In fact, the CPSU had no real choice but to accept some model of decentralised bargaining given that both the government and the ACTU wanted a shift in that direction. Of more immediate concern was the impending federal election. The government (and the unions) needed to demonstrate that its model of decentralised industrial relations could work more effectively and equitably than that proposed by the Opposition parties. In December 1992, the government and 27 public service unions signed an agreement on the introduction of agency-level wage bargaining. This agreement provided for the development of ‘more flexible’ employment conditions at the agency level to be achieved in agency-specific agreements provided that there was ‘no overall disadvantage to employees’.[8]
During 1993 and 1994, most APS agencies either managed to negotiate an agency level agreement or gain access to a ‘foldback’ fund.[9] Among the agencies that relied on this latter arrangement were the Department of Finance and the Treasury. This was a considerable source of angst amongst the agencies that had reached agreements.[10] The central agencies were accused of being ‘free riders’ on the efforts of other agencies. An evaluation of the system conducted by the Department of Finance and the then Department of Industrial Relations confirmed this view, and also indicated that small agencies had experienced particular difficulty in identifying productivity savings.[11]

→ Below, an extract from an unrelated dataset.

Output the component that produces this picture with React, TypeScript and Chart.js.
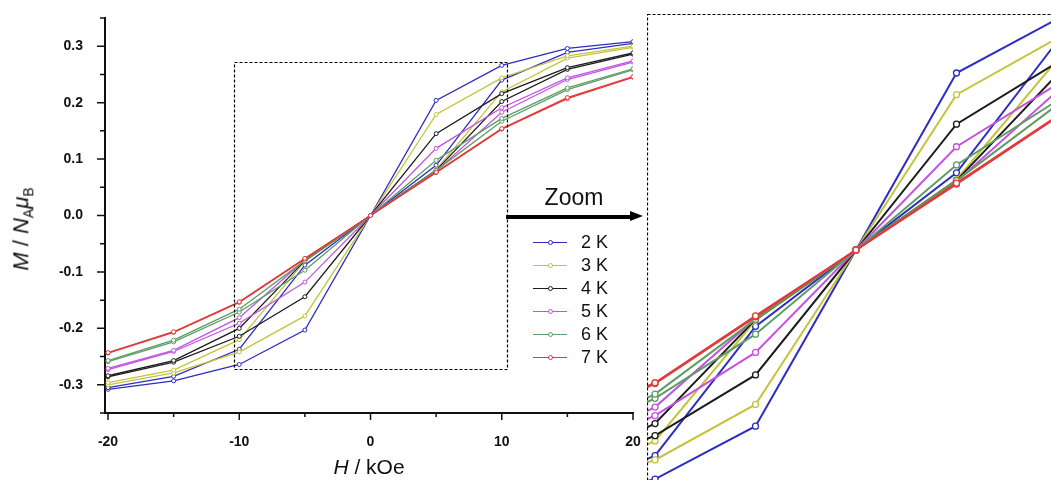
import React, { useEffect, useRef } from "react";
import { Chart, registerables } from "chart.js";

Chart.register(...registerables);

// ---------- data ----------
const fieldKOe = [-20, -15, -10, -5, 0, 5, 10, 15, 20];
const temperatures = ["2 K", "3 K", "4 K", "5 K", "6 K", "7 K"];
const seriesColors = ["#2d2dc2", "#c4c43c", "#1c1c1c", "#c452e0", "#5e9c64", "#e23a3a"];

// sweep branches (values at fieldKOe)
const up2K = [-0.305, -0.285, -0.237, -0.088, 0, 0.204, 0.266, 0.296, 0.308];
const down2K = [-0.308, -0.293, -0.264, -0.203, 0, 0.089, 0.240, 0.289, 0.305];
const up3K = [-0.296, -0.274, -0.220, -0.081, 0, 0.179, 0.244, 0.283, 0.300];
const down3K = [-0.300, -0.279, -0.242, -0.178, 0, 0.081, 0.219, 0.279, 0.298];
const up4K = [-0.284, -0.257, -0.200, -0.080, 0, 0.145, 0.216, 0.262, 0.288];
const down4K = [-0.286, -0.260, -0.214, -0.144, 0, 0.080, 0.202, 0.259, 0.286];
const up5K = [-0.271, -0.239, -0.181, -0.079, 0, 0.119, 0.191, 0.244, 0.274];
const down5K = [-0.273, -0.241, -0.191, -0.118, 0, 0.079, 0.183, 0.241, 0.272];
const up6K = [-0.257, -0.221, -0.166, -0.080, 0, 0.098, 0.172, 0.226, 0.260];
const down6K = [-0.259, -0.224, -0.171, -0.097, 0, 0.080, 0.167, 0.223, 0.258];
const up7K = [-0.243, -0.206, -0.153, -0.076, 0, 0.077, 0.154, 0.209, 0.246];
const down7K = [-0.244, -0.207, -0.154, -0.077, 0, 0.076, 0.153, 0.207, 0.245];

const upBranches = [up2K, up3K, up4K, up5K, up6K, up7K];
const downBranches = [down2K, down3K, down4K, down5K, down6K, down7K];

const xTickValues = [-20, -15, -10, -5, 0, 5, 10, 15, 20];
const yTickValues = [-0.35, -0.3, -0.25, -0.2, -0.15, -0.1, -0.05, 0, 0.05, 0.1, 0.15, 0.2, 0.25, 0.3, 0.35];
const xRange = { min: -20.23, max: 20 };
const yRange = { min: -0.35, max: 0.35 };
const zoomBox = { xMin: -10.4, xMax: 10.4, yMin: -0.272, yMax: 0.272 };

// ---------- helpers ----------
function buildDatasets(lineWidth: number, radius: number, pointBorder: number) {
  const ds: any[] = [];
  for (let i = temperatures.length - 1; i >= 0; i--) {
    [upBranches[i], downBranches[i]].forEach((branch, b) => {
      ds.push({
        label: temperatures[i] + (b === 0 ? " up" : " down"),
        data: fieldKOe.map((h, j) => ({ x: h, y: branch[j] })),
        borderColor: seriesColors[i],
        backgroundColor: "#ffffff",
        borderWidth: lineWidth,
        pointRadius: radius,
        pointBorderWidth: pointBorder,
        pointBackgroundColor: "#ffffff",
        pointBorderColor: seriesColors[i],
        tension: 0,
        fill: false,
      });
    });
  }
  return ds;
}

const isMajorY = (v: number) => Math.abs(Math.round(v * 10) - v * 10) < 1e-6;
const isMajorX = (v: number) => Math.abs(v % 10) < 1e-6;

const tickFont = { family: "Arial, 'Liberation Sans', sans-serif", size: 14, weight: "bold" as const };

const mainDecor = {
  id: "mainDecor",
  afterDraw(chart: any) {
    const { ctx, chartArea, scales } = chart;
    const x = scales.x;
    const y = scales.y;
    ctx.save();
    ctx.strokeStyle = "#111";
    ctx.lineWidth = 1.5;
    ctx.beginPath();
    xTickValues.forEach((v) => {
      const px = x.getPixelForValue(v);
      const len = isMajorX(v) ? 7 : 4;
      ctx.moveTo(px, chartArea.bottom);
      ctx.lineTo(px, chartArea.bottom + len);
    });
    yTickValues.forEach((v) => {
      const py = y.getPixelForValue(v);
      const len = isMajorY(v) ? 8 : 5;
      ctx.moveTo(chartArea.left, py);
      ctx.lineTo(chartArea.left - len, py);
    });
    ctx.stroke();
    // zoom box
    const l = x.getPixelForValue(zoomBox.xMin);
    const r = x.getPixelForValue(zoomBox.xMax);
    const t = y.getPixelForValue(zoomBox.yMax);
    const b = y.getPixelForValue(zoomBox.yMin);
    ctx.setLineDash([3, 2]);
    ctx.lineWidth = 1.2;
    ctx.strokeStyle = "#000";
    ctx.strokeRect(Math.round(l) + 0.5, Math.round(t) + 0.5, Math.round(r - l), Math.round(b - t));
    ctx.restore();
  },
};

const panelDecor = {
  id: "panelDecor",
  afterDraw(chart: any) {
    const { ctx, width, height } = chart;
    ctx.save();
    ctx.setLineDash([3, 2]);
    ctx.lineWidth = 1.2;
    ctx.strokeStyle = "#000";
    ctx.strokeRect(0.5, 0.5, width - 1, height - 1);
    ctx.restore();
  },
};

export default function App() {
  const mainRef = useRef<HTMLCanvasElement>(null);
  const panelRef = useRef<HTMLCanvasElement>(null);

  useEffect(() => {
    const main = new Chart(mainRef.current as HTMLCanvasElement, {
      type: "line",
      data: { datasets: buildDatasets(1.3, 2, 1) },
      plugins: [mainDecor],
      options: {
        animation: false,
        responsive: false,
        devicePixelRatio: 1,
        layout: { autoPadding: false, padding: { left: 0, top: 18, right: 418, bottom: 27 } },
        plugins: { legend: { display: false }, tooltip: { enabled: false }, title: { display: false } },
        scales: {
          x: {
            type: "linear",
            min: xRange.min,
            max: xRange.max,
            afterBuildTicks: (s: any) => {
              s.ticks = xTickValues.map((v) => ({ value: v }));
            },
            afterFit: (s: any) => {
              s.height = 40;
              s.paddingLeft = 0;
              s.paddingRight = 0;
            },
            ticks: {
              autoSkip: false,
              maxRotation: 0,
              padding: 21,
              color: "#111",
              font: tickFont,
              callback: (v: any) => (isMajorX(Number(v)) ? String(Number(v)) : ""),
            },
            grid: { display: true, drawOnChartArea: false, drawTicks: false },
            border: { display: true, color: "#111", width: 2 },
          },
          y: {
            type: "linear",
            min: yRange.min,
            max: yRange.max,
            afterBuildTicks: (s: any) => {
              s.ticks = yTickValues.map((v) => ({ value: v }));
            },
            afterFit: (s: any) => {
              s.width = 105;
              s.paddingTop = 0;
              s.paddingBottom = 0;
            },
            ticks: {
              autoSkip: false,
              padding: 22,
              color: "#111",
              font: tickFont,
              callback: (v: any) => (isMajorY(Number(v)) ? Number(v).toFixed(1) : ""),
            },
            grid: { display: true, drawOnChartArea: false, drawTicks: false },
            border: { display: true, color: "#111", width: 2 },
          },
        },
      } as any,
    });

    const panel = new Chart(panelRef.current as HTMLCanvasElement, {
      type: "line",
      data: { datasets: buildDatasets(2, 3, 1.3) },
      plugins: [panelDecor],
      options: {
        animation: false,
        responsive: false,
        devicePixelRatio: 1,
        layout: { autoPadding: false, padding: 0 },
        plugins: { legend: { display: false }, tooltip: { enabled: false } },
        scales: {
          x: { type: "linear", display: false, min: zoomBox.xMin, max: zoomBox.xMax },
          y: { type: "linear", display: false, min: zoomBox.yMin, max: zoomBox.yMax },
        },
      } as any,
    });

    return () => {
      main.destroy();
      panel.destroy();
    };
  }, []);

  const font = "Arial, 'Liberation Sans', sans-serif";
  const legendTops = [242, 265, 288, 311, 334, 357];

  return (
    <div
      style={{
        position: "fixed",
        left: 0,
        top: 0,
        width: 1051,
        height: 480,
        overflow: "hidden",
        background: "#fff",
        fontFamily: font,
        color: "#111",
      }}
    >
      <canvas ref={mainRef} width={1051} height={480} style={{ position: "absolute", left: 0, top: 0 }} />
      <canvas ref={panelRef} width={418} height={472} style={{ position: "absolute", left: 647, top: 14 }} />

      {/* y-axis title */}
      <div
        style={{
          position: "absolute",
          left: 25,
          top: 229,
          transform: "translate(-50%, -50%) rotate(-90deg)",
          whiteSpace: "nowrap",
          fontSize: 22,
          lineHeight: "24px",
        }}
      >
        <i>M</i> / <i>N</i>
        <sub style={{ fontSize: 14 }}>A</sub>
        <i>μ</i>
        <sub style={{ fontSize: 14 }}>B</sub>
      </div>

      {/* x-axis title */}
      <div
        style={{
          position: "absolute",
          left: 369,
          top: 467,
          transform: "translate(-50%, -50%)",
          whiteSpace: "nowrap",
          fontSize: 21,
          lineHeight: "24px",
        }}
      >
        <i>H</i> / kOe
      </div>

      {/* Zoom label and arrow */}
      <div
        style={{
          position: "absolute",
          left: 574,
          top: 197,
          transform: "translate(-50%, -50%)",
          fontSize: 23,
          lineHeight: "26px",
          whiteSpace: "nowrap",
        }}
      >
        Zoom
      </div>
      <div style={{ position: "absolute", left: 506, top: 215, width: 126, height: 3.5, background: "#000" }} />
      <div
        style={{
          position: "absolute",
          left: 630,
          top: 211,
          width: 0,
          height: 0,
          borderLeft: "13px solid #000",
          borderTop: "5.75px solid transparent",
          borderBottom: "5.75px solid transparent",
        }}
      />

      {/* legend */}
      {temperatures.map((t, i) => (
        <div
          key={t}
          style={{
            position: "absolute",
            left: 533,
            top: legendTops[i] - 11,
            height: 22,
            display: "flex",
            alignItems: "center",
          }}
        >
          <div style={{ position: "relative", width: 34, height: 0, borderTop: `1.3px solid ${seriesColors[i]}` }}>
            <div
              style={{
                position: "absolute",
                left: 15,
                top: -3,
                width: 3,
                height: 3,
                borderRadius: "50%",
                border: `1px solid ${seriesColors[i]}`,
                background: "#fff",
              }}
            />
          </div>
          <span style={{ marginLeft: 14, fontSize: 18, lineHeight: "22px", whiteSpace: "nowrap" }}>{t}</span>
        </div>
      ))}
    </div>
  );
}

This episode of agency bargaining was followed by a return to a more centralised mode of bargaining and illustrates the conflicting objectives of governments in regulating their own employees. The government had a clear agenda to decentralise the wage bargaining system. The best way to do this was to demonstrate that it could work for its own employees. In the short term, there was an imperative to demonstrate its superiority over the more radical agenda of the opposition. On the other hand, the government needed to maintain control over the costs of such a system. Thus, the central agencies acted as the regulators on behalf of the government. In that sense, the system was not wholly decentralised. The government also needed to wrestle with the practical problems of productivity measurement and the expectation from the unions that all employees would receive a similar wage outcome. The solution to these problems through the ‘foldback’ mechanism meant that some public service managers, who had been able to bargain, had to finance the non-bargaining agencies or free-riders. Even for the bargaining agencies, it was difficult to see how productivity gains could be made without either continuing job losses and/or work intensification for the remaining employees. Nevertheless, the process facilitated further the incorporation of public sector unions into a recasting of the APS.